Ultimately it was decided that Carlton was mentally ill, given the testimony of his wife, who reported his paranoid behavior in the weeks leading up to the massacre.

Somehow, miraculously, Weston roused his tortured body and joined Fritz, who had climbed back up the hill with burns and a broken arm from his fall. Together they walked a half-mile to the nearest telephone and raised the alarm. With help on the way, Weston returned to Taliesin and attempted to put out the fire, but it was no use. The entire residential wing of Taliesin burned to the ground. Only Wright’s studio remained unscathed.

Eventually, seven people would die at Carlton’s hand, with only Fritz and the senior Weston living to tell the tale. Carlton himself was discovered in the furnace—he failed to perish after swallowing hydrochloric acid in a suicide attempt once he realized escape was impossible. As he was led away by police, he mysteriously uttered, “They’d better let me live if they expect to find out something.” But after seven weeks in jail, his health declined due to starvation (he had ruined his esophagus with acid), and he, too, died, never giving any indication of his motive.

Ultimately it was decided that Carlton was mentally ill, given the testimony of his wife, who reported his paranoid behavior in the weeks leading up to the massacre. But rumors flew—did Wright hire Carlton as a hit man, or did his enemies do so? Was Carlton retaliating for being fired by Borthwick that day, or perhaps seeking revenge on the staff, who reportedly called him a racial slur (the Carltons were black)? We’ll likely never know the truth.

When Wright returned to Taliesin, he buried Borthwick in the graveyard of the family chapel in Spring Green and vowed to rebuild Taliesin in her memory—and he did, using some of the charred rubble from the original home, tweaking his design to make improvements, as he was wont to do. Interestingly, that version of Taliesin, deemed Taliesin II, also burned, though in a decidedly less criminal manner. In 1925, a lightning strike ignited faulty wiring, or so the story goes. Again, Wright’s studio was miraculously spared.

He rebuilt a third time, again using bits of charred rubble from the ruins, and Taliesin III is the structure that stands today. Apparently untroubled about the tragedy that had claimed the first Taliesin, he would go on to live there with two more of his wives, first Maude "Miriam" Noel, whom he met after she sent him a letter of condolence on his loss of Borthwick, and later Olga Ivanovna "Olgivanna" Lazovich Milanoff, for whom he would build Taliesin West in Scottsdale, Arizona.

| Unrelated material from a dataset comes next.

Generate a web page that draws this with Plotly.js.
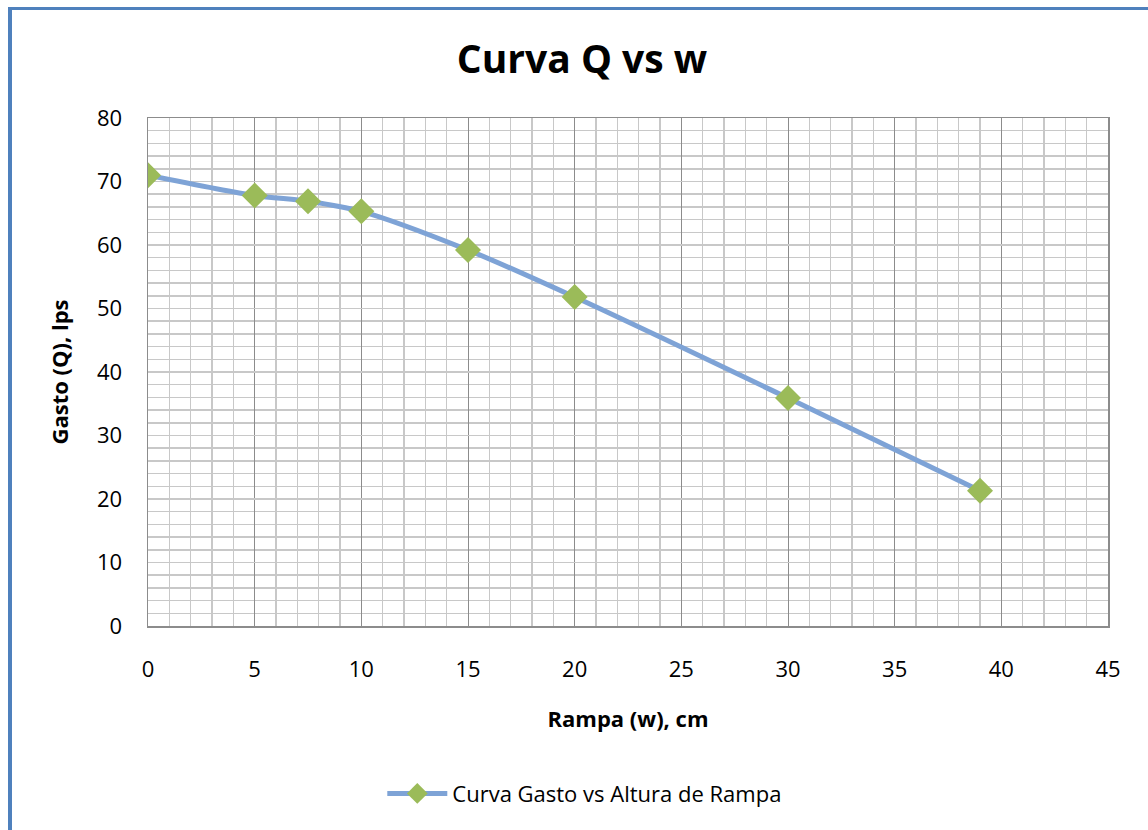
<!DOCTYPE html>
<html>
<head>
<meta charset="utf-8">
<script src="https://cdn.plot.ly/plotly-3.0.1.min.js"></script>
<style>
  html, body { margin: 0; padding: 0; background: #fff; }
  #wrap { position: relative; width: 1148px; height: 830px; }
  #chart { position: absolute; left: 0; top: 0; width: 1148px; height: 830px; }
  #frame { position: absolute; left: 8px; top: 7px; width: 1160px; height: 900px;
           border-left: 4px solid #4F81BD; border-top: 3px solid #4F81BD; pointer-events: none; }
</style>
</head>
<body>
<div id="wrap">
  <div id="chart"></div>
  <div id="frame"></div>
</div>
<script>
const rampa = [0, 5, 7.5, 10, 15, 20, 30, 39];
const gasto = [71, 67.8, 66.9, 65.3, 59.2, 51.8, 35.9, 21.3];
const seriesName = "Curva Gasto vs Altura de Rampa";
const chartTitle = "Curva Q vs w";
const xTitle = "Rampa (w), cm";
const yTitle = "Gasto (Q), lps";

const FONT = "Open Sans, Noto Sans, sans-serif";

const trace = {
  x: rampa, y: gasto, name: seriesName,
  type: 'scatter', mode: 'lines+markers',
  line: { color: '#7EA3D6', width: 5, shape: 'spline', smoothing: 0.8 },
  marker: { symbol: 'diamond', size: 20, color: '#9BBB59', line: { width: 0 } }
};

const layout = {
  width: 1148, height: 830,
  margin: { l: 148, r: 40, t: 118, b: 204 },
  paper_bgcolor: '#ffffff', plot_bgcolor: '#ffffff',
  font: { family: FONT, color: '#000', size: 22 },
  title: { text: '<b>' + chartTitle + '</b>', font: { family: FONT, size: 39, color: '#000' },
           x: 0.507, xanchor: 'center', y: 0.928, yanchor: 'middle' },
  xaxis: {
    range: [0, 45], dtick: 5, tick0: 0,
    showgrid: true, gridcolor: '#8C8C8C', gridwidth: 1,
    minor: { dtick: 1, showgrid: true, gridcolor: '#C8C8C8', gridwidth: 1.5, ticks: '' },
    showline: true, linecolor: '#8C8C8C', linewidth: 1.5, mirror: true,
    zeroline: false, ticks: '', ticklabelstandoff: 23,
    tickfont: { family: FONT, size: 22, color: '#000' },
    title: { text: '<b>' + xTitle + '</b>', font: { family: FONT, size: 22, color: '#000' }, standoff: 29 }
  },
  yaxis: {
    range: [0, 80], dtick: 10, tick0: 0,
    showgrid: true, gridcolor: '#C8C8C8', gridwidth: 1.5,
    minor: { dtick: 2, showgrid: true, gridcolor: '#C8C8C8', gridwidth: 1.5, ticks: '' },
    showline: true, linecolor: '#8C8C8C', linewidth: 1.5, mirror: true,
    zeroline: false, ticks: '', ticklabelstandoff: 20,
    tickfont: { family: FONT, size: 22, color: '#000' },
    title: { text: '<b>' + yTitle + '</b>', font: { family: FONT, size: 22, color: '#000' }, standoff: 22 }
  },
  showlegend: true,
  legend: { orientation: 'h', x: 0.455, xanchor: 'center', y: -0.33, yanchor: 'middle',
            font: { family: FONT, size: 22, color: '#000' }, itemwidth: 60 }
};

Plotly.newPlot('chart', [trace], layout, { displayModeBar: false, staticPlot: true });
</script>
</body>
</html>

It is quite possible to tour Taliesin today and have no idea that anything tragic ever happened there, although if you ask the guides at the property, they’ll likely tell you a bit of the tale. (Drennan’s book is available in the gift shop.) And there are physical clues tucked here and there, if you know what to look for. Indeed, evidence of Taliesin’s incendiary past is everywhere, hiding in plain sight, from half-burned pieces of Japanese art salvaged from the ruins of both fires to charred ceiling beams visible through a vent in the hallway that separates the rebuilt living quarters and Wright’s seemingly fireproof studio.